Eben, as played by Mickey Solis, uses his androgynous looks as the perfect foil to the father. He is thin enough to look as though he would break in two. He is a dreamer, a misfit, one senses, in the mold of James Dean, young and sexy, and the immediate object of Amy’s sexual hunger. He derives his strength, one feels, solely from his confused worship of his dead mother, from the farm that he insists was hers and is therefore now his, and from the rage he feels for his usurping father. His lust for the farm slides into lust for his mother, which is confused with the sexual rivalry he experiences in using the town whore, his father’s cast-off, and culminates in the sexual conquest of his father’s wife, his own stepmother. O’Neill has created something other than a textbook Freudian Oedipal situation by enfolding material greed into it. Still, the audience is required to use considerable imagination to translate the fact of Solis’s good looks into the psychic energy that the part requires. It does not come easily from his delivery of the lines or body movements.
Amy’s face—set in a hard, furious grimace—matches the closed expression on her husband’s face. Theirs is a colossal struggle for control—only, and this is what makes the play tragic, she doesn’t play her cards right. The young man turns out to have to make choices of his own: he will not be her passive partner. The baby they create becomes the albatross she must destroy if she is to keep the young man. It is at this point that O’Neill sentimentalizes. Murdering the baby is bad enough, since it seems so out of character with what Amy wants out of life and knows she can expect.
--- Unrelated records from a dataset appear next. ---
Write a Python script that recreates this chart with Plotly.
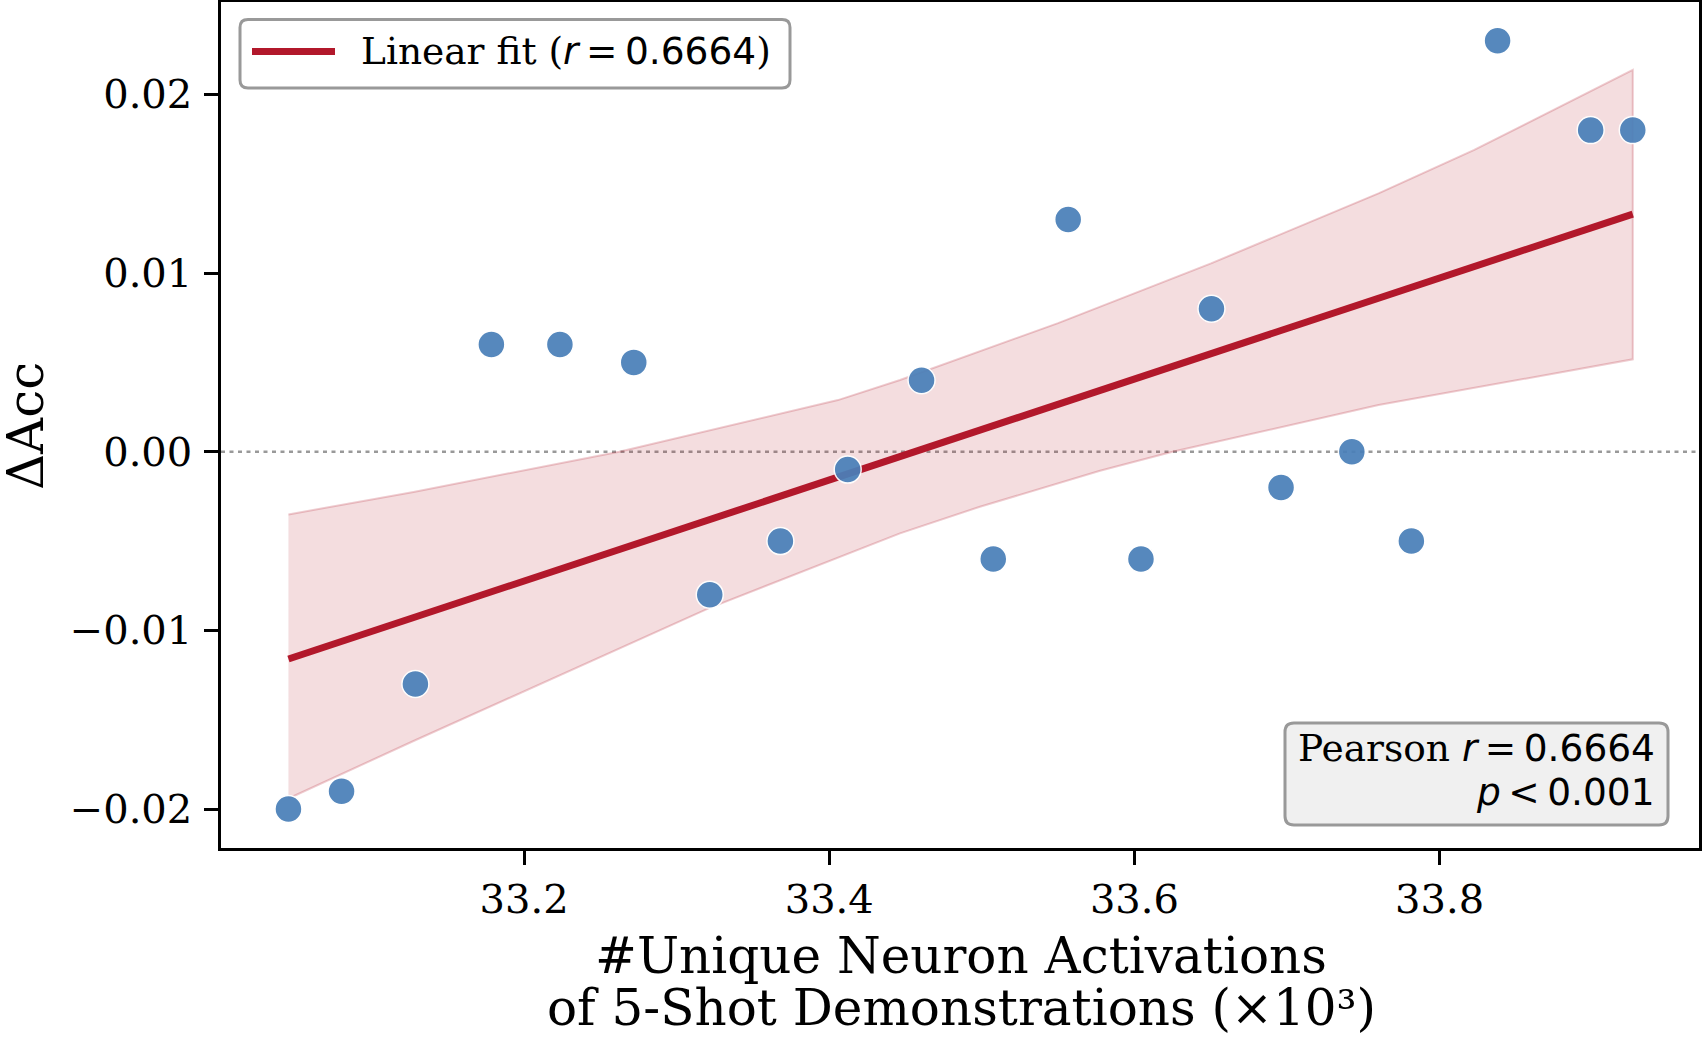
import plotly.graph_objects as go

# ---------------- data ----------------
x_vals = [33.0456, 33.0804, 33.1288, 33.1786, 33.2235, 33.2719, 33.3217, 33.3680,
          33.4121, 33.4605, 33.5075, 33.5566, 33.6043, 33.6505, 33.6961, 33.7425,
          33.7815, 33.8380, 33.8990, 33.9266]
y_vals = [-0.020, -0.019, -0.013, 0.006, 0.006, 0.005, -0.008, -0.005,
          -0.001, 0.004, -0.006, 0.013, -0.006, 0.008, -0.002, 0.000,
          -0.005, 0.023, 0.018, 0.018]

fit_x = [33.0456, 33.9266]
fit_y = [-0.0116, 0.0133]

ci_upper_x = [33.0456, 33.1276, 33.2623, 33.4057, 33.4464, 33.5500, 33.6502, 33.7600, 33.8227, 33.9266]
ci_upper_y = [-0.00351, -0.00225, 0.00000, 0.00289, 0.00401, 0.00720, 0.01054, 0.01446, 0.01689, 0.02137]
ci_lower_x = [33.0456, 33.1276, 33.3209, 33.4464, 33.4988, 33.5775, 33.6250, 33.7600, 33.9266]
ci_lower_y = [-0.01941, -0.01619, -0.00877, -0.00457, -0.00308, -0.00107, 0.00000, 0.00261, 0.00517]

x_ticks = [33.2, 33.4, 33.6, 33.8]
x_tick_labels = ["33.2", "33.4", "33.6", "33.8"]
y_ticks = [-0.02, -0.01, 0.0, 0.01, 0.02]
y_tick_labels = ["\u22120.02", "\u22120.01", "0.00", "0.01", "0.02"]

pearson_r = "0.6664"
p_value_text = "0.001"

x_title_lines = ["#Unique Neuron Activations", "of 5-Shot Demonstrations (\u00d710\u00b3)"]
y_title = "\u0394Acc"

# ---------------- styling ----------------
SERIF = "DejaVu Serif"
SANS = "DejaVu Sans"
RED = "#b2182b"
BLUE = "#4a80b9"
TS = "\u2009"  # thin space (mathtext-like spacing around "=")

W, H = 1702, 1037
ML, MR, MT, MB = 221, 3, 2, 189
PX0, PX1, PY0, PY1 = ML, W - MR, MT, H - MB


def pxx(X):
    return (X - PX0) / (PX1 - PX0)


def pxy(Y):
    return (PY1 - Y) / (PY1 - PY0)


def rounded_rect(x0, y0, x1, y1, r):
    pts = [
        ("M", [(x0 + r, y0)]),
        ("L", [(x1 - r, y0)]),
        ("Q", [(x1, y0), (x1, y0 + r)]),
        ("L", [(x1, y1 - r)]),
        ("Q", [(x1, y1), (x1 - r, y1)]),
        ("L", [(x0 + r, y1)]),
        ("Q", [(x0, y1), (x0, y1 - r)]),
        ("L", [(x0, y0 + r)]),
        ("Q", [(x0, y0), (x0 + r, y0)]),
    ]
    s = ""
    for cmd, ps in pts:
        s += cmd + " " + " ".join(f"{pxx(a):.5f},{pxy(b):.5f}" for a, b in ps) + " "
    return s + "Z"


fig = go.Figure()

# confidence band
fig.add_trace(go.Scatter(
    x=ci_upper_x + ci_lower_x[::-1],
    y=ci_upper_y + ci_lower_y[::-1],
    fill="toself",
    fillcolor="rgba(178,24,43,0.15)",
    line=dict(color="rgba(178,24,43,0.22)", width=2),
    mode="lines", hoverinfo="skip", showlegend=False,
))

# fit line
fig.add_trace(go.Scatter(
    x=fit_x, y=fit_y, mode="lines",
    line=dict(color=RED, width=7),
    name="Linear fit", showlegend=False,
))

# points
fig.add_trace(go.Scatter(
    x=x_vals, y=y_vals, mode="markers",
    marker=dict(size=27, color=BLUE, opacity=0.93,
                line=dict(color="white", width=1.5)),
    showlegend=False,
))

# zero reference line
fig.add_hline(y=0, line=dict(color="#999999", width=2.5, dash="4px,4.5px"), layer="below")

axis_common = dict(
    showgrid=False, zeroline=False,
    showline=True, linecolor="black", linewidth=2.5, mirror=True,
    ticks="outside", ticklen=14, tickwidth=2.5, tickcolor="black",
    tickfont=dict(family=SERIF, size=40, color="black"),
)

fig.update_layout(
    width=W, height=H,
    margin=dict(l=ML, r=MR, t=MT, b=MB, autoexpand=False),
    plot_bgcolor="white", paper_bgcolor="white",
    showlegend=False,
    xaxis=dict(
        range=[33.0014, 33.970],
        tickvals=x_ticks, ticktext=x_tick_labels,
        ticklabelstandoff=0,
        **axis_common,
    ),
    yaxis=dict(
        range=[-0.02218, 0.02517],
        tickvals=y_ticks, ticktext=y_tick_labels,
        ticklabelstandoff=4,
        **axis_common,
    ),
)

# axis titles (placed as annotations for exact line spacing)
fig.add_annotation(
    xref="paper", yref="paper", x=pxx(961.5), y=pxy(956), xanchor="center", yanchor="middle",
    text=x_title_lines[0], showarrow=False, font=dict(family=SERIF, size=50, color="black"),
)
fig.add_annotation(
    xref="paper", yref="paper", x=pxx(961.5), y=pxy(1008), xanchor="center", yanchor="middle",
    text=x_title_lines[1], showarrow=False, font=dict(family=SERIF, size=50, color="black"),
)
fig.add_annotation(
    xref="paper", yref="paper", x=pxx(26), y=pxy(426), xanchor="center", yanchor="middle",
    text=y_title, textangle=-90, showarrow=False,
    font=dict(family=SERIF, size=50, color="black"),
)

# manual legend (rounded box, line swatch, label)
fig.add_shape(type="path", xref="paper", yref="paper",
              path=rounded_rect(240, 19.5, 790, 88, 8),
              fillcolor="white", line=dict(color="#999999", width=3), layer="above")
fig.add_shape(type="line", xref="paper", yref="paper",
              x0=pxx(252), x1=pxx(335), y0=pxy(51.5), y1=pxy(51.5),
              line=dict(color=RED, width=7), layer="above")
fig.add_annotation(
    xref="paper", yref="paper", x=pxx(359), y=pxy(51), xanchor="left", yanchor="middle",
    text=f"Linear fit (<span style='font-family:{SANS}'><i>r</i>{TS}={TS}{pearson_r}</span>)",
    showarrow=False, font=dict(family=SERIF, size=37.5, color="black"),
)

# stats box
fig.add_shape(type="path", xref="paper", yref="paper",
              path=rounded_rect(1285, 723, 1668, 825, 9),
              fillcolor="#f0f0f0", line=dict(color="#999999", width=3), layer="above")
fig.add_annotation(
    xref="paper", yref="paper", x=pxx(1657), y=pxy(748), xanchor="right", yanchor="middle",
    text=f"Pearson <span style='font-family:{SANS}'><i>r</i>{TS}={TS}{pearson_r}</span>",
    showarrow=False, font=dict(family=SERIF, size=37.5, color="black"),
)
fig.add_annotation(
    xref="paper", yref="paper", x=pxx(1657), y=pxy(792), xanchor="right", yanchor="middle",
    text=f"<i>p</i>{TS}&lt;{TS}{p_value_text}",
    showarrow=False, font=dict(family=SANS, size=37.5, color="black"),
)

fig.write_html("out.html")
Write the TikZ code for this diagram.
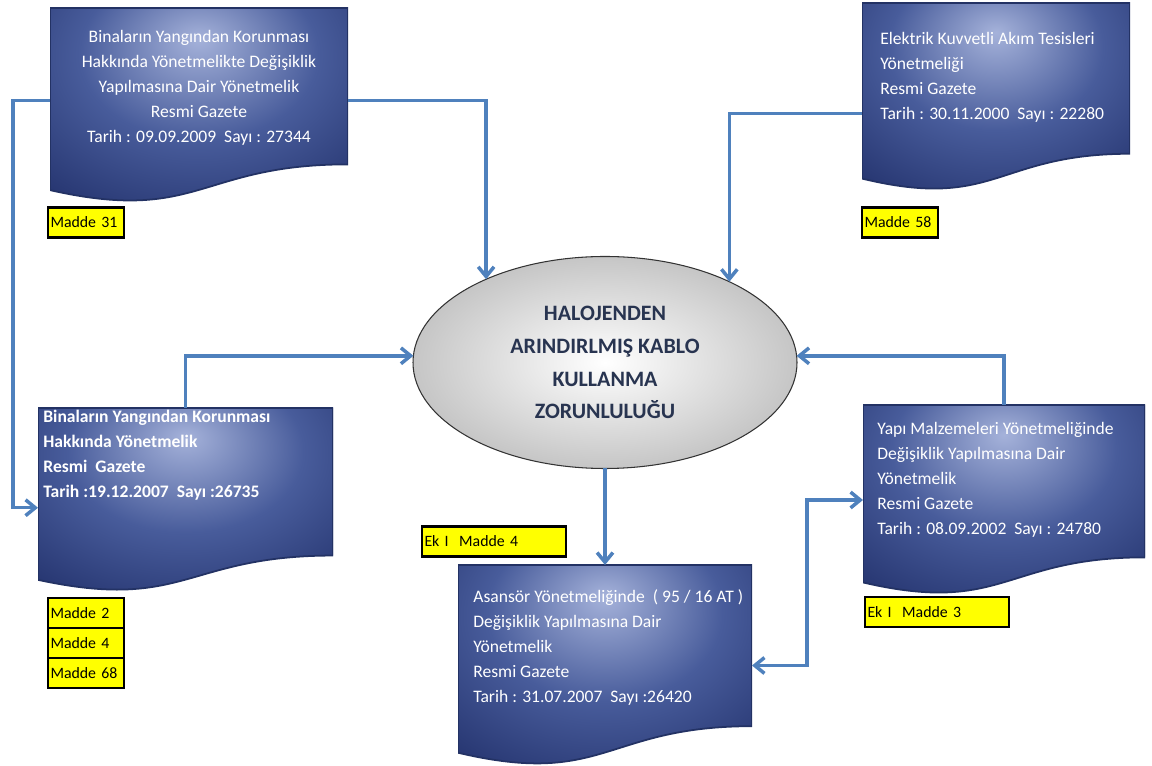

As Tina Turner would sing, “What’s Love Got To Do With It?” O’Neill’s sentimental resolution of the plot—that is, Eben turning Amy in, her insistence upon facing her punishment, the arrival of the police to escort her off to jail—is more than this director seems to have wanted, for it is all cut from the play. We are left with the more contemporary sight of three people destroyed, the baby dead, and the farm no longer wanted.